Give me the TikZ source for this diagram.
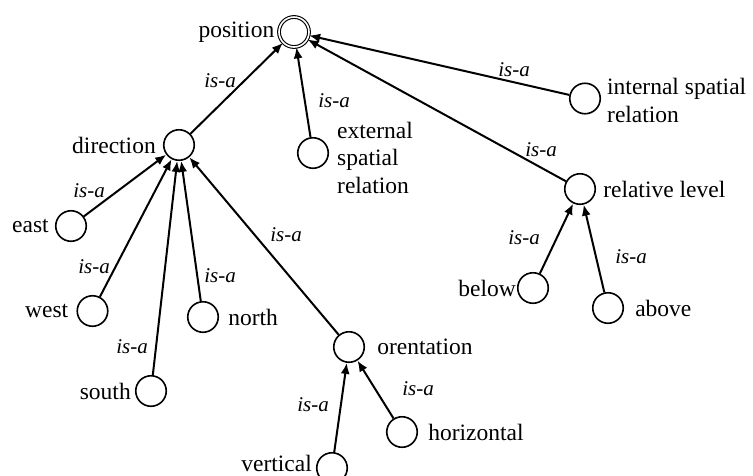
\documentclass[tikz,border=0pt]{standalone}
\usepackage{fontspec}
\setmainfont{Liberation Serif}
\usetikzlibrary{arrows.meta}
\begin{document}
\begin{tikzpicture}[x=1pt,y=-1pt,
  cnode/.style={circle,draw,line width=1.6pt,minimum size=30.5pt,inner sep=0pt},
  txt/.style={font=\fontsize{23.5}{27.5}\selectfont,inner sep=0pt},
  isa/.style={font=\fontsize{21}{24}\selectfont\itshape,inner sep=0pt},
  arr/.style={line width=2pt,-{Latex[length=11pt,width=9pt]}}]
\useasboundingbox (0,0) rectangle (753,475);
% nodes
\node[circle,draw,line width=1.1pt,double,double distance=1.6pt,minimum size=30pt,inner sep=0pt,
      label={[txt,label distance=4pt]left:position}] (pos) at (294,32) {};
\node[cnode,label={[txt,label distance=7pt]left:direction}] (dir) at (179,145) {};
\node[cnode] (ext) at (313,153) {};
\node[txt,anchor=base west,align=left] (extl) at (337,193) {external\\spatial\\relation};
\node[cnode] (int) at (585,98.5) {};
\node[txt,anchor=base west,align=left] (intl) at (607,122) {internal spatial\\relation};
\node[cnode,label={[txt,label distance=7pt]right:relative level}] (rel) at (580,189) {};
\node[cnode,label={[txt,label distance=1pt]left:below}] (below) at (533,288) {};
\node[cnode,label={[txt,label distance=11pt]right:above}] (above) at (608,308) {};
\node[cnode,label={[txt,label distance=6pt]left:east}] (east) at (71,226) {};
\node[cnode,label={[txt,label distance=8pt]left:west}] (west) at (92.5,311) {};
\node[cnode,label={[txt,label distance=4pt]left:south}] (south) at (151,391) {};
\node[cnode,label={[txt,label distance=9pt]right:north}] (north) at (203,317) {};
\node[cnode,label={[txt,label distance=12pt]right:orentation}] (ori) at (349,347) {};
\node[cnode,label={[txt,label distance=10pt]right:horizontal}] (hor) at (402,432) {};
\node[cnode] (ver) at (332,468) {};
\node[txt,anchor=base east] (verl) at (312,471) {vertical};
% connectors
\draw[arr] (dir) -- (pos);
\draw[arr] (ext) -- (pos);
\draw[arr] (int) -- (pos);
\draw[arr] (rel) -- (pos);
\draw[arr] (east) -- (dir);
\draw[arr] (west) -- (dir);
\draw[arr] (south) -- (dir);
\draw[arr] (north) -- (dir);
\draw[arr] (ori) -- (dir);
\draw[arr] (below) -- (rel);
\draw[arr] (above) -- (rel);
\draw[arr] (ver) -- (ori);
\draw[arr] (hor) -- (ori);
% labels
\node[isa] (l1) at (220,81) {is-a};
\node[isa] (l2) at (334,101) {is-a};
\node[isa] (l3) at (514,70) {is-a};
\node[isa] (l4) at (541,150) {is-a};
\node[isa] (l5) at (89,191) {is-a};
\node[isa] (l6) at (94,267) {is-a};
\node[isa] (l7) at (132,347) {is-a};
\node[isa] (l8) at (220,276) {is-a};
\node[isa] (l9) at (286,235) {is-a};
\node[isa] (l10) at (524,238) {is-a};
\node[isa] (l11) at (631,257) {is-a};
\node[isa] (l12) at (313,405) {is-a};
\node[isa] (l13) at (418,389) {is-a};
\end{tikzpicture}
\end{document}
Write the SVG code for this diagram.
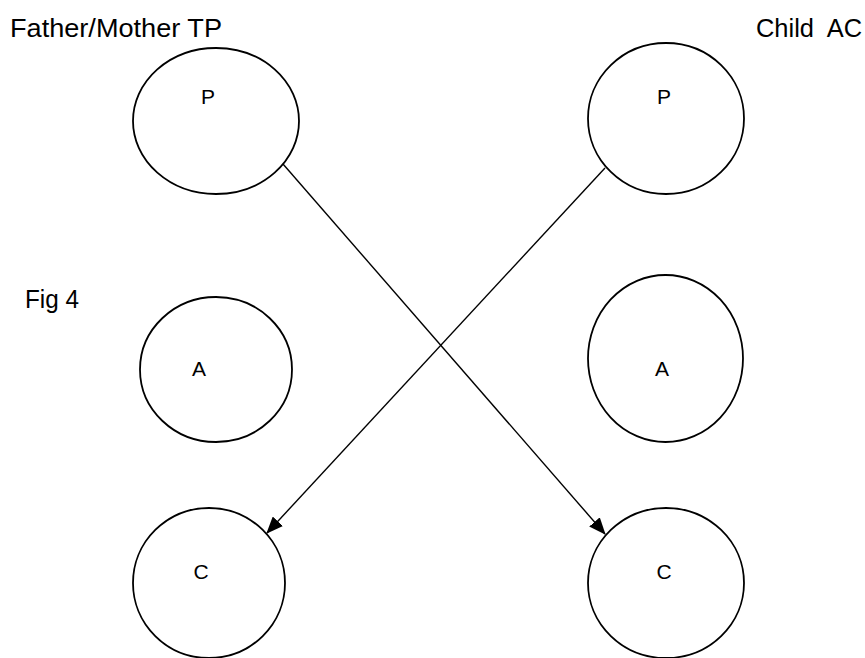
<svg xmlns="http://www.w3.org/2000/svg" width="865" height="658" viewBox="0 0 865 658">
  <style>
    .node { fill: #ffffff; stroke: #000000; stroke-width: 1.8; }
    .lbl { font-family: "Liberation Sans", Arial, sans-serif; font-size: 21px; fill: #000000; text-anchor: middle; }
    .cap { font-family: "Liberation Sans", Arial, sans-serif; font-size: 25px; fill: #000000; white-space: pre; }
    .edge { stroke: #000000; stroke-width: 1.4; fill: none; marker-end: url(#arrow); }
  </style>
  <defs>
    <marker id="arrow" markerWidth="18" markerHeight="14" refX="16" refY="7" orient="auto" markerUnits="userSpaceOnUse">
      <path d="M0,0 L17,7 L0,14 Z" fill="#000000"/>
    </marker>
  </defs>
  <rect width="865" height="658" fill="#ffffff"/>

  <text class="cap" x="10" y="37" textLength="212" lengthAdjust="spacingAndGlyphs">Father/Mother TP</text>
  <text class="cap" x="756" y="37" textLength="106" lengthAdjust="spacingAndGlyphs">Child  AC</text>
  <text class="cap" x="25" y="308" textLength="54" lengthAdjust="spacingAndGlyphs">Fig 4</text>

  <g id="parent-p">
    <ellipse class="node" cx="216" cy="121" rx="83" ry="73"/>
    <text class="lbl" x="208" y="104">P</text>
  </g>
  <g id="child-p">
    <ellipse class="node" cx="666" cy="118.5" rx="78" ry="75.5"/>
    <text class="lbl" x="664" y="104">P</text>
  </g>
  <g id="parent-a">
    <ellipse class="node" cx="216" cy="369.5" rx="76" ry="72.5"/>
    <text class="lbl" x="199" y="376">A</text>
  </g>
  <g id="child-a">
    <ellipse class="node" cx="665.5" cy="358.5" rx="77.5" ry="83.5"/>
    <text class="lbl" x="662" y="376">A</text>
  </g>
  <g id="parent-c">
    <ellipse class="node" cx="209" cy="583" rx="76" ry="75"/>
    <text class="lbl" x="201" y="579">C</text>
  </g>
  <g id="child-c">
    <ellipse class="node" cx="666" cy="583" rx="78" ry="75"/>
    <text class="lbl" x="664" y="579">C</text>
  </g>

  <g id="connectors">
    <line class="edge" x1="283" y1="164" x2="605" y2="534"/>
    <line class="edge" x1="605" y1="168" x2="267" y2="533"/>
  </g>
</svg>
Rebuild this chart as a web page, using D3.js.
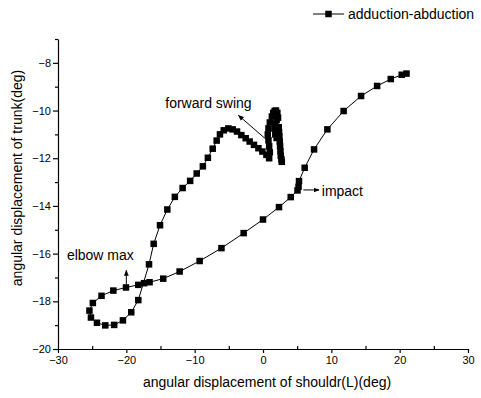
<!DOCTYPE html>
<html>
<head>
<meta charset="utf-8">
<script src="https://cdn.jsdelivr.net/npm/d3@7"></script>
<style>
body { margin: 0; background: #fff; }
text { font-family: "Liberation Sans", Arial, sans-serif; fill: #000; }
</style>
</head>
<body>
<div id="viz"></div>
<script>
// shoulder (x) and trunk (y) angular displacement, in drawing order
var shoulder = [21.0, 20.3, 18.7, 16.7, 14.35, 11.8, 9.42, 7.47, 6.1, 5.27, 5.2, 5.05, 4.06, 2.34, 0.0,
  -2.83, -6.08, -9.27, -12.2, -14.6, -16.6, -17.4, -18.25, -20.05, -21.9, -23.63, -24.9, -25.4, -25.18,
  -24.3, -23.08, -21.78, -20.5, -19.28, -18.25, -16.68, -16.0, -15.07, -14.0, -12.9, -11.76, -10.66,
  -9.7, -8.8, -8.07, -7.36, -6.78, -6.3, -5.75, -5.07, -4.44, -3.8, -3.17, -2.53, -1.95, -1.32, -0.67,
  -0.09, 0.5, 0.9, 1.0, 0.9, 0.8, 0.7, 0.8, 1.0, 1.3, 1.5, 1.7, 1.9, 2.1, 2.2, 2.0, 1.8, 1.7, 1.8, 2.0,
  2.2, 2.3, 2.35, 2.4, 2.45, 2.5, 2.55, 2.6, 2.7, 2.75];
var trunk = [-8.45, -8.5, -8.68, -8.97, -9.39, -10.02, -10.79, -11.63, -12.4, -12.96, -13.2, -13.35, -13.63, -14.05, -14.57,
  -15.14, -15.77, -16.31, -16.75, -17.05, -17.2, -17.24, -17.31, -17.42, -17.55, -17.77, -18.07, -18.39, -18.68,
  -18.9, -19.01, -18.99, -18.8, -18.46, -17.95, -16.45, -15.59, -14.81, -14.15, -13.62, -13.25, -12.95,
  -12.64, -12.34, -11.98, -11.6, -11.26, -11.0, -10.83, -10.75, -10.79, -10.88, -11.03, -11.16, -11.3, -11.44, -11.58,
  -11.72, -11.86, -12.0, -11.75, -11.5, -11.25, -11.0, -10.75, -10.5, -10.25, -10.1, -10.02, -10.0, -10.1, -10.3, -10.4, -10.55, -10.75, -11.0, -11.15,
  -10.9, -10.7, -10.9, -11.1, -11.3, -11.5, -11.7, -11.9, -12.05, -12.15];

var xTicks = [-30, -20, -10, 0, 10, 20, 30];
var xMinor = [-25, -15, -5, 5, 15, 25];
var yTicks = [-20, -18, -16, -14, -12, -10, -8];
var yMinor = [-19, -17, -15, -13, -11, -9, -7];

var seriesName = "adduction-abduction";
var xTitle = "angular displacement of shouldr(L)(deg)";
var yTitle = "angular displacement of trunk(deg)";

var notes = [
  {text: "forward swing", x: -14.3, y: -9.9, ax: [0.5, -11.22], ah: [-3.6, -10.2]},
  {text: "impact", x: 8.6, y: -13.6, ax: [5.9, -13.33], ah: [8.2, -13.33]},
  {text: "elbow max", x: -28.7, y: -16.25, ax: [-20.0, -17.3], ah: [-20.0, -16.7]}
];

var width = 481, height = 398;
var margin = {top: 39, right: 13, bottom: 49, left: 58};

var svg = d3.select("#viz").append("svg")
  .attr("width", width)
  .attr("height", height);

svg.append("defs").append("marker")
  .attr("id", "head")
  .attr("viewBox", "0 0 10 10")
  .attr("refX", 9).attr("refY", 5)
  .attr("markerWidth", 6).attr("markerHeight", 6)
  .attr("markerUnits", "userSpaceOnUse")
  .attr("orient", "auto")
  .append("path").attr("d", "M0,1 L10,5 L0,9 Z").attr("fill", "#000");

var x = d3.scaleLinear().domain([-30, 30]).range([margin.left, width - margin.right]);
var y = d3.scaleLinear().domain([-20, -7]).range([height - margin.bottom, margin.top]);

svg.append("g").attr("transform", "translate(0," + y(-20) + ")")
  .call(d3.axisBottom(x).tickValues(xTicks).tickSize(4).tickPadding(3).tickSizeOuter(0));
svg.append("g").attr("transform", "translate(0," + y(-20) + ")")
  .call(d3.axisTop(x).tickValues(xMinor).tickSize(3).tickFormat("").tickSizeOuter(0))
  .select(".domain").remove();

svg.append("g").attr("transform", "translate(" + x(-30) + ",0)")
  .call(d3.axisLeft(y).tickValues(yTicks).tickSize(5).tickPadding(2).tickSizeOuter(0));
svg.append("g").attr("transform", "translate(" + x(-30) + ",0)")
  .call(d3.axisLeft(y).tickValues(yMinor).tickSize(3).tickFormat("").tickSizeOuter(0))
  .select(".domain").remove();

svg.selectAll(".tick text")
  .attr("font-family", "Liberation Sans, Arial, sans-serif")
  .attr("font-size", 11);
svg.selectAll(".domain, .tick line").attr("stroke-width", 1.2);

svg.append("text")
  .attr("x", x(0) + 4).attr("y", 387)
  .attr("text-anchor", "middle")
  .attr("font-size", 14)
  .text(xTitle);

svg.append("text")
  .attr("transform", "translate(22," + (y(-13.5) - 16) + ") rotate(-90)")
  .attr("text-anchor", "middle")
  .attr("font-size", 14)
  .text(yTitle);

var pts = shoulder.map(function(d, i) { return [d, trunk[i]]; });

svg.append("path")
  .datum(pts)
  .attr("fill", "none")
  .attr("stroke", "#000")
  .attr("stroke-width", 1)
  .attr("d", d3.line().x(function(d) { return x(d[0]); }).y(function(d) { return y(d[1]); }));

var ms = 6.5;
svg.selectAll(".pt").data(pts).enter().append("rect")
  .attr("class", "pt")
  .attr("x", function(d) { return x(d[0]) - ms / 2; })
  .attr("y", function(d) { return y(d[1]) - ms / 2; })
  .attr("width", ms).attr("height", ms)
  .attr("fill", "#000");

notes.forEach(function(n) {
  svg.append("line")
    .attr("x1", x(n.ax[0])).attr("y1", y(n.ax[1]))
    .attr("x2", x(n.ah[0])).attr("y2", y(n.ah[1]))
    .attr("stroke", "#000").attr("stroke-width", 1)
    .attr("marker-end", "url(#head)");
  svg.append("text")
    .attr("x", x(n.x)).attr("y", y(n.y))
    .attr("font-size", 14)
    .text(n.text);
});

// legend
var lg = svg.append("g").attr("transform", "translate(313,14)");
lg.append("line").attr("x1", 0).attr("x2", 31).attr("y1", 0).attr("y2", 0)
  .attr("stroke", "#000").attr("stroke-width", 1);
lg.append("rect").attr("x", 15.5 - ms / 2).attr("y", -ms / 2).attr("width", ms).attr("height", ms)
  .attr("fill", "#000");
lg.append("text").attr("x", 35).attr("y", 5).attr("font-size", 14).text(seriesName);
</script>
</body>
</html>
══════
### YOUR GOAL:
Collect each line of the entries that has the word "this", copying it in full.

### TASK SOLUTION:
Give me the TikZ source for this diagram.
Write the SVG code for this diagram.
Rebuild this chart as a web page, using D3.js.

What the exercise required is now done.